Eu quero ser a névoa que se ergue
Para te ver
A humanidade sofredora é cega –
O resto é apenas ser...
Fernando Pessoa
A lua serrada ao meio na escuridão da noite traz os silêncios que as estrelas dizem sobre os caminhos perdidos da infância, sobre os pedestais erguidos em areia molhada que o mar apaga quando as ondas batem nas marés vivas.

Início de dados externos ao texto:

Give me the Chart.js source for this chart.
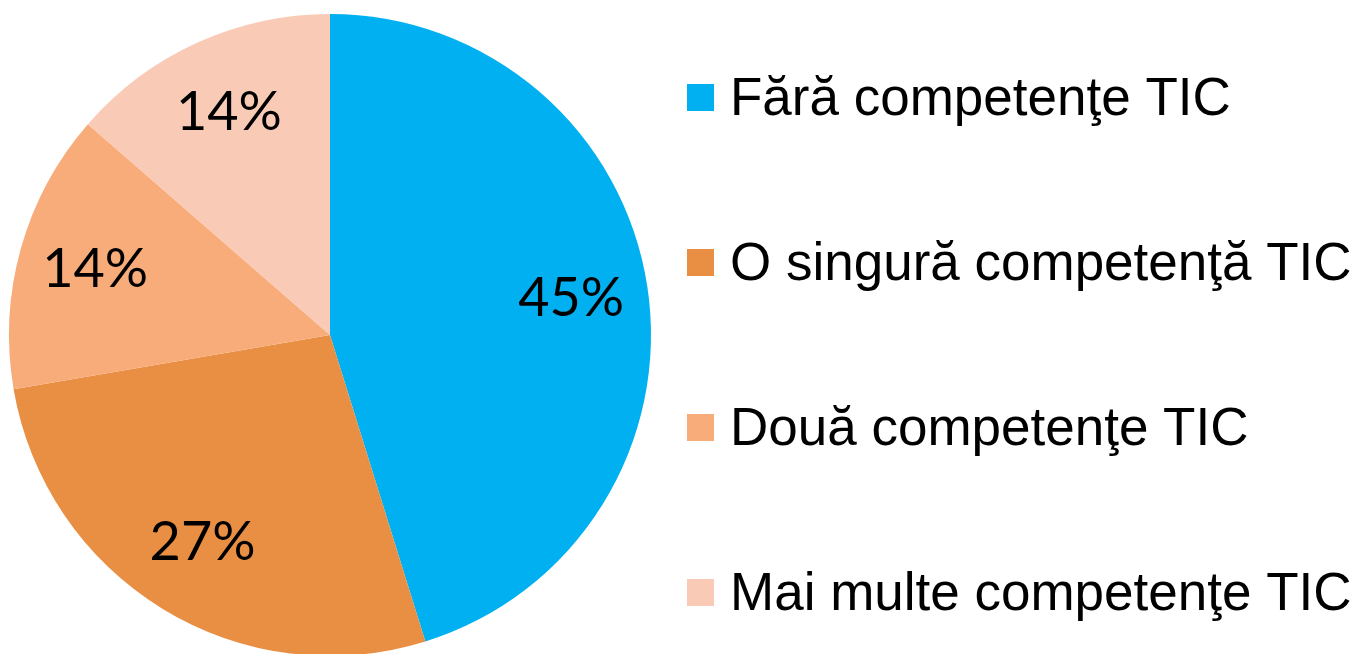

Há uma guerra que soa e atroa nos campos da memória, os amigos enganados na defesa de ideais perdidos, outros fugidos sem saberem o fim tortuoso que os acompanhou com a velha da foice lembrando, na encruzilhada de um qualquer aeroporto da vida, que o desfecho estava assinalado no fim da viagem para Pasárgada. Há os que ficaram à espera da justiça, da benevolência dos que se diziam humanos mas deles só viram a iniquidade.
E os outros. Aqueles outros que não marcaram encontros e repousam no fundo das campas nem sequer assinaladas com a cruz, lá onde se disse que esses dois paus cruzados representavam a vida a ser gozada depois, quando o corpo se misturasse com a terra de onde vieram. Querem os que acreditam resgatar ainda o que nada é, sem a memória dos que lhes deram a vida, sem a glória por que lutaram, sem o reconhecimento sequer daqueles a quem eles próprios legaram não mais que o nome.
Eu não gosto do silêncio dos bichos. Mas o silêncio dos homens é de ouro quando se trata de respeitar os seres que os rodeiam, principalmente os seus iguais. Ninguém tem o direito de usar os outros, ninguém tem de fazer nada com eles. Isto é ainda e sempre uma questão de educação que não tivemos, que continuamos a não ter. É uma questão veiculada pela religião que os homens construíram para seu bel-prazer, uma questão que deveria ser de simples humanidade. Respeitar o outro; mas antes, respeitarmo-nos a nós. Somos nós que decidimos sobre o que queremos ser. Ouvir a opinião dos outros é uma coisa; decidir é algo que compete apenas a nós próprios.
Isto deveria ser ensinado desde a infância. Aprender a responsabilidade do que queremos ser. Do que decidimos ser.